I was in fifth grade at the time yeah. But really I was just following along with some books I had about computer graphics and fractals and etc. I wrote a simple fractal generator in borland c++ and started hitting accuracy issues as I zoomed deeper. I had already made a custom type for complex numbers which was fun.

[-]

inio@reddit

In general for most fractals (e.g. Mandelbrot) floating point doesn't help much if you want to do really deep zooms. The interesting bits aren't near the origin, so the exponent does t really buy you anything. What you want is fixed point int64s, but then you need to write your ow multiply routines since few environments natively support 64*64->128.

[-]

adzm@reddit

This would have been helpful in 1995! I had already made my own type for the complex math, so this seemed to be the next reasonable step.

That said it was horribly slow either way. I remember it taking nearly an hour to generate an image.

[-]

East-Barnacle-7473@reddit

How does the kernel fscale fit in?

[-]

quetzalcoatl-pl@reddit

> A great thing about _bfloat16_ is that it has no spec, so we can implement it however we want!
> A horrible thing with _bfloat16_ is that it has no spec, so we can implement it however we want!

awesome xD

[-]

max123246@reddit

Let me just tell you, testing GPU kernels working in custom floating point specs which are as small as 4 bits... I don't understand how anything works because our testing strategy is just bump up the error tolerance if it trips up randomly. Very hard to determine what is actually a GPU kernel bug instead of just an error tolerance that needs to be bumped up.

And there is some research in testing strategies but new novel GPU kernel implementations that break the assumptions needed for testing pop up faster than the research can keep up.

Don't ask me how I know all this...

[-]

mccoyn@reddit

bf16 might be faster than f16 on a CPU simply because it has the same number of exponent bits as f32. It’s trivial to convert to f32, use the fast hardware implementation, then convert back to bf16.

[-]

max123246@reddit

Ohhh that's my bad. I thought significand bits were the exponent bits, not the mantissa bits. So many names for this stuff...

[-]

quetzalcoatl-pl@reddit

super interesting, thanks! I've never heard of 4-bit floats.. that sounds insane, or at least useless. But it's not my domain of expertise, so, uh, I guess these are useful in some way if you saw them there :)

re: error tolerance vs bugs - this one I know from my own experience.. but not GPU kernels, just some scientific simulation code..

[-]

max123246@reddit

Specifically in AI for inference. Typically you train the model at higher f16/f32 precision and then for inference you quantize all the way down to e2m1. Somehow, the performance of AI inference doesn't degrade despite such a small per weight floating point width.

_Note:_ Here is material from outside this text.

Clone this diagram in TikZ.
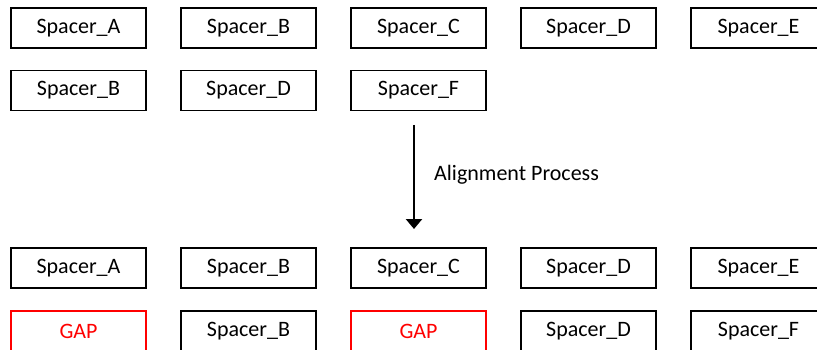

Nvidia has something called block scaling with their nvfp4 type. The idea is you have a group of f4 types that have a shared scale factor. So you get the size advantages of f4 but retain greater dynamic range using that shared scale factor

It's weird. I also dislike the marketing terminology. nvfp4 is not a floating point type, it's e2m1 with a block-scale factor (typically 32 f4 elements) that can be e8m0 or e4m3. (E for exponent, M for mantissa. There's even more niche specifics that I don't really know off the top of my head but is elaborated within Nvidia tech blogs on nvfp4 and the PTX documentation)

[-]

Dineshvk18@reddit

“Floating point from scratch is wild, respect for anyone attempting this runnable”

[-]

Fajan_@reddit

This is one of those projects where each time you find yourself writing float x = 0.1f; you think long and hard about it 😭

Super awesome seeing how someone managed to make the journey from theory to C to hardware and was like “yeah, but I still don’t understand the ins-and-outs of floating point numbers”

Also, dropping the IEEE implementation just to squeeze more performance into a limited area is such a true engineering dilemma, not something you come across in your everyday “built-from-scratch” project.

It’d be really interesting to see how this holds up for bigger applications like machine learning pipelines and whether those simplifications might bite you in the butt later on.

[-]

MarekKnapek@reddit

Shameless plug, I have an interactive website about floating point numbers, it is located at: https://marekknapek.github.io/float-analyzer/binary32/

[-]

GergelyKiss@reddit

This is an amazing article, love the style. Have to admit you lost me at the hardware part, but still feel like I've learnt a lot.

Truly a humbling experience, thank you!

[-]

Ravek@reddit

I didn’t read the whole thing but I just wanted to call out that round to even is needed to make algorithms like TwoSum work. So I do think it’s a good default.

[-]

DiscipleofDeceit666@reddit

Can you know for certain that there aren’t other algorithms waiting to be discovered under this new rounding system. ✨Imagine✨ if this was what we needed to calculate primes in O(1).